Wednesday, January 09, 2008

Planned Parenthood Entices Teens with "Mile High Club"

From "Planned Parenthood Entices Teens with "Mile High Club" by John Connolly, posted 1/2/07 at Lifesite.org

Planned Parenthood Golden Gate (PPGG) has aired a new commercial featuring a stereotyped gay man showering teens with condoms and contraceptive pills aimed specifically at 18 to 24-year-olds.

The ads, aired on MTV, VH-1, Comedy Central and TLC, are set to a "Mile High Club" theme, where Stephen, a flagrantly stereotypical gay man "educates" the teenage passengers about 'safe sex' by shoving contraceptives at them. At the end of the commercial, Stephen sits on the pilots lap and hits on him.

"PPGG created this campaign to stress the importance of sexual health in a creative way and one that breaks free from the old ineffective paradigm of relying on fear-mongering tactics to inspire desired behavior changes," said Dian J. Harrison, PPGG's President and CEO in a press release. "We want young people to take control of their sexual health and well-being by using prevention every time they have sex. This ad's message normalizes pregnancy prevention and safer sex in a healthy, cool, and humorous way."

The commercial, which will run through February 2008, is the latest in a series of raunchy sex-obsessed commercials aired by the heavily-tax-funded PPGG and aimed subverting at teens and young adults.

In early 2007, PPGG made a commercial that showed a sloppy-looking male angel eating popcorn at the head of the bed watching a couple having sex. Then his female angel counterpart appeared imploring him to do something. The male angel uses a TV remote and rewinds the scene of the couple in bed. This time the woman asks her male partner if he has any protection, to which he exclaims, "Yeah, of course." The woman responds, "Amen!"

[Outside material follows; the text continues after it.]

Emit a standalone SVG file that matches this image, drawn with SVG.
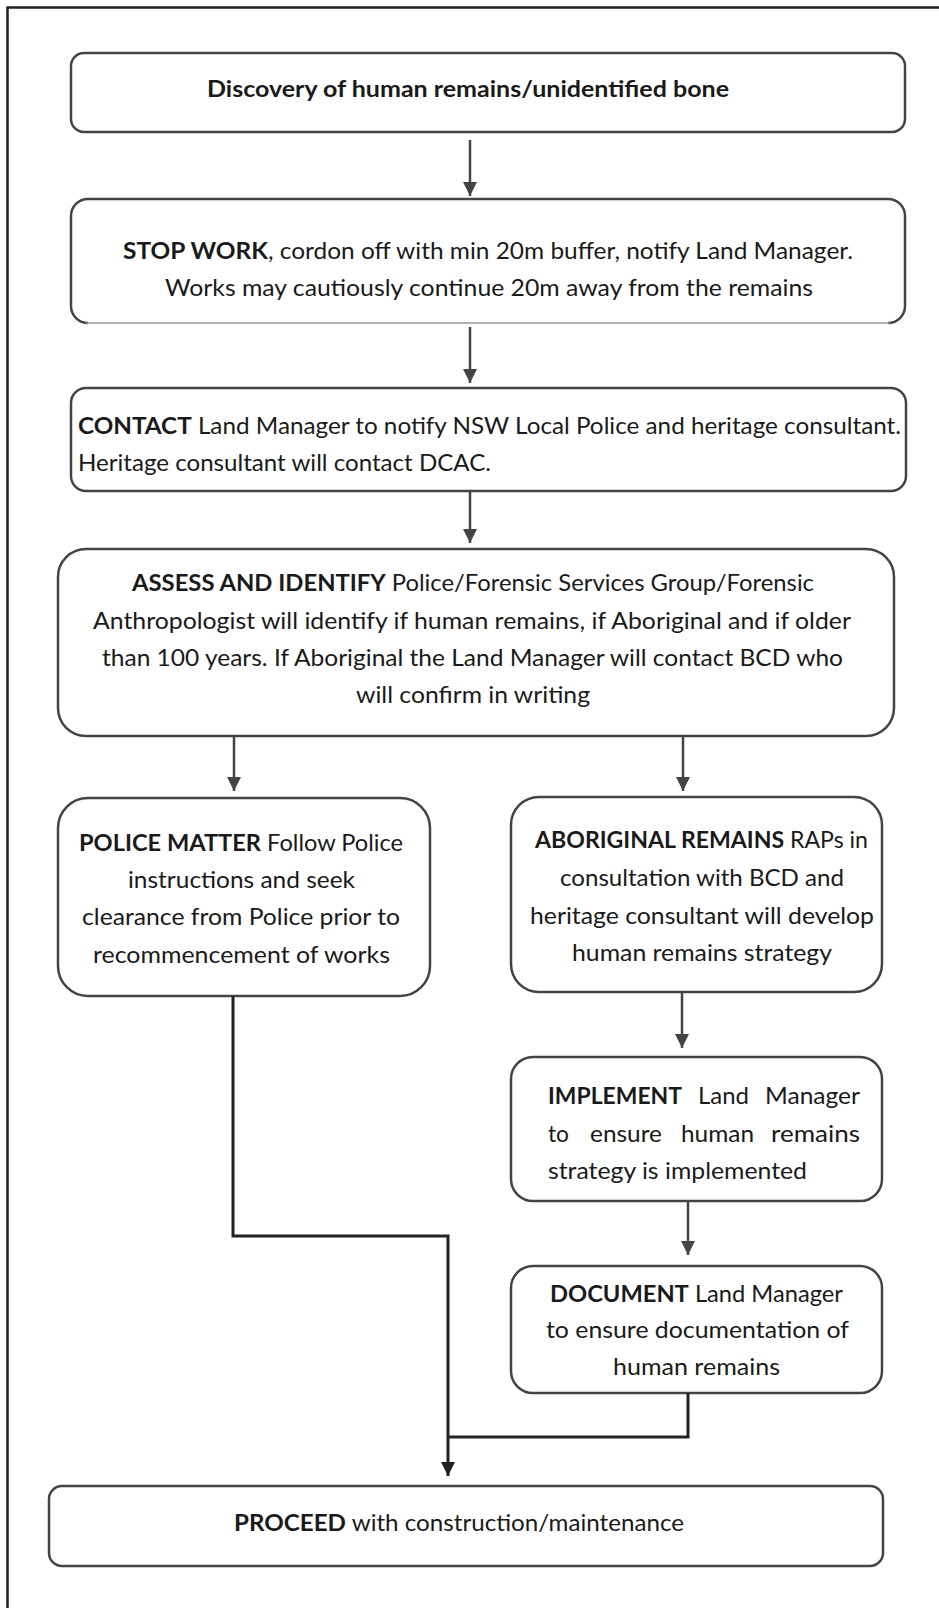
<svg xmlns="http://www.w3.org/2000/svg" width="939" height="1608" viewBox="0 0 939 1608">
<style>
.box{fill:#fff;stroke:#444;stroke-width:2.5}
.t{font-family:Lato,"Liberation Sans",sans-serif;font-size:23px;fill:#1a1a1a}
.b{font-weight:bold}
.c{text-anchor:middle}
.con{fill:none;stroke:#444;stroke-width:2.5}
.dark{fill:none;stroke:#222;stroke-width:3}
</style>
<defs>
<marker id="ah" viewBox="0 0 14 14" refX="14" refY="7" markerWidth="14" markerHeight="14" markerUnits="userSpaceOnUse" orient="auto">
<path d="M0,0 L14,7 L0,14 Z" fill="#444"/>
</marker>
<marker id="ahd" viewBox="0 0 14 14" refX="14" refY="7" markerWidth="14" markerHeight="14" markerUnits="userSpaceOnUse" orient="auto">
<path d="M0,0 L14,7 L0,14 Z" fill="#222"/>
</marker>
</defs>
<rect width="939" height="1608" fill="#fff"/>
<path d="M7.5,1610 V7.5 H941" fill="none" stroke="#222" stroke-width="2.5"/>

<g id="n1">
<rect class="box" x="71" y="53" width="834" height="79" rx="13"/>
<text class="t b" x="207" y="97" textLength="522" lengthAdjust="spacingAndGlyphs">Discovery of human remains/unidentified bone</text>
</g>
<g id="n2">
<rect x="71" y="199" width="834" height="124" rx="17" fill="#fff"/>
<path d="M88,323 A17,17 0 0 1 71,306 V216 A17,17 0 0 1 88,199 H888 A17,17 0 0 1 905,216 V306 A17,17 0 0 1 888,323" fill="none" stroke="#444" stroke-width="2.5"/>
<line x1="86" y1="323" x2="890" y2="323" stroke="#999" stroke-width="1.5"/>
<text class="t" x="123" y="259" textLength="730" lengthAdjust="spacingAndGlyphs"><tspan class="b">STOP WORK</tspan>, cordon off with min 20m buffer, notify Land Manager.</text>
<text class="t" x="165" y="296" textLength="648" lengthAdjust="spacingAndGlyphs">Works may cautiously continue 20m away from the remains</text>
</g>
<g id="n3">
<rect class="box" x="71" y="388" width="835" height="103" rx="15"/>
<text class="t" x="78" y="434" textLength="823" lengthAdjust="spacingAndGlyphs"><tspan class="b">CONTACT</tspan> Land Manager to notify NSW Local Police and heritage consultant.</text>
<text class="t" x="78" y="471" textLength="413" lengthAdjust="spacingAndGlyphs">Heritage consultant will contact DCAC.</text>
</g>
<g id="n4">
<rect class="box" x="58" y="549" width="836" height="187" rx="28"/>
<text class="t" x="132" y="591" textLength="682" lengthAdjust="spacingAndGlyphs"><tspan class="b">ASSESS AND IDENTIFY</tspan> Police/Forensic Services Group/Forensic</text>
<text class="t" x="93" y="629" textLength="758" lengthAdjust="spacingAndGlyphs">Anthropologist will identify if human remains, if Aboriginal and if older</text>
<text class="t" x="102" y="666" textLength="741" lengthAdjust="spacingAndGlyphs">than 100 years. If Aboriginal the Land Manager will contact BCD who</text>
<text class="t" x="356" y="703" textLength="234" lengthAdjust="spacingAndGlyphs">will confirm in writing</text>
</g>
<g id="n5">
<rect class="box" x="58" y="798" width="372" height="198" rx="30"/>
<text class="t" x="79" y="851" textLength="324" lengthAdjust="spacingAndGlyphs"><tspan class="b">POLICE MATTER</tspan> Follow Police</text>
<text class="t" x="128" y="888" textLength="227" lengthAdjust="spacingAndGlyphs">instructions and seek</text>
<text class="t" x="82" y="925" textLength="318" lengthAdjust="spacingAndGlyphs">clearance from Police prior to</text>
<text class="t" x="93" y="963" textLength="297" lengthAdjust="spacingAndGlyphs">recommencement of works</text>
</g>
<g id="n6">
<rect class="box" x="511" y="797" width="371" height="195" rx="28"/>
<text class="t" x="535" y="848" textLength="333" lengthAdjust="spacingAndGlyphs"><tspan class="b">ABORIGINAL REMAINS</tspan> RAPs in</text>
<text class="t" x="560" y="886" textLength="284" lengthAdjust="spacingAndGlyphs">consultation with BCD and</text>
<text class="t" x="530" y="924" textLength="344" lengthAdjust="spacingAndGlyphs">heritage consultant will develop</text>
<text class="t" x="572" y="961" textLength="260" lengthAdjust="spacingAndGlyphs">human remains strategy</text>
</g>
<g id="n7">
<rect class="box" x="511" y="1057" width="371" height="144" rx="22"/>
<text class="t b" x="548" y="1104" textLength="134" lengthAdjust="spacingAndGlyphs">IMPLEMENT</text>
<text class="t" x="698" y="1104" textLength="51" lengthAdjust="spacingAndGlyphs">Land</text>
<text class="t" x="765" y="1104" textLength="95" lengthAdjust="spacingAndGlyphs">Manager</text>
<text class="t" x="548" y="1142" textLength="21" lengthAdjust="spacingAndGlyphs">to</text>
<text class="t" x="590" y="1142" textLength="72" lengthAdjust="spacingAndGlyphs">ensure</text>
<text class="t" x="681" y="1142" textLength="73" lengthAdjust="spacingAndGlyphs">human</text>
<text class="t" x="771" y="1142" textLength="89" lengthAdjust="spacingAndGlyphs">remains</text>
<text class="t" x="548" y="1179" textLength="259" lengthAdjust="spacingAndGlyphs">strategy is implemented</text>
</g>
<g id="n8">
<rect class="box" x="511" y="1266" width="371" height="127" rx="22"/>
<text class="t" x="550" y="1302" textLength="293" lengthAdjust="spacingAndGlyphs"><tspan class="b">DOCUMENT</tspan> Land Manager</text>
<text class="t" x="546" y="1338" textLength="303" lengthAdjust="spacingAndGlyphs">to ensure documentation of</text>
<text class="t" x="613" y="1375" textLength="167" lengthAdjust="spacingAndGlyphs">human remains</text>
</g>
<g id="n9">
<rect class="box" x="49" y="1486" width="834" height="80" rx="13"/>
<text class="t" x="234" y="1531" textLength="450" lengthAdjust="spacingAndGlyphs"><tspan class="b">PROCEED</tspan> with construction/maintenance</text>
</g>

<g id="connectors">
<line class="con" x1="470" y1="140" x2="470" y2="196" marker-end="url(#ah)"/>
<line class="con" x1="470" y1="327" x2="470" y2="383" marker-end="url(#ah)"/>
<line class="con" x1="470" y1="491" x2="470" y2="543" marker-end="url(#ah)"/>
<line class="con" x1="234" y1="736" x2="234" y2="791" marker-end="url(#ah)"/>
<line class="con" x1="683" y1="736" x2="683" y2="791" marker-end="url(#ah)"/>
<line class="con" x1="682" y1="992" x2="682" y2="1048" marker-end="url(#ah)"/>
<line class="con" x1="688" y1="1201" x2="688" y2="1255" marker-end="url(#ah)"/>
<polyline class="dark" points="233,996 233,1236 448,1236 448,1476" marker-end="url(#ahd)"/>
<polyline class="dark" points="688,1393 688,1437 448,1437"/>
</g>
</svg>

In 2006, PPGG produced a spot depicting a young woman working with power tools who later hops into bed with a man, selects items from a Planned Parenthood "safe sex" tool case and exclaims, "Nice tool!"

"The organization's shameless promotion of its attempts to influence teenagers with a morally reprehensible TV spot is just another reason why all taxpayer funding of the group should be yanked immediately," said Jim Sedlak, executive director of American Life League's STOPP International.

According to PPGG's 2006 tax return, $12.2 million of its $22.1 million budget comes from taxpayer sources by means of fees and contracts from government agencies.

Watch the video.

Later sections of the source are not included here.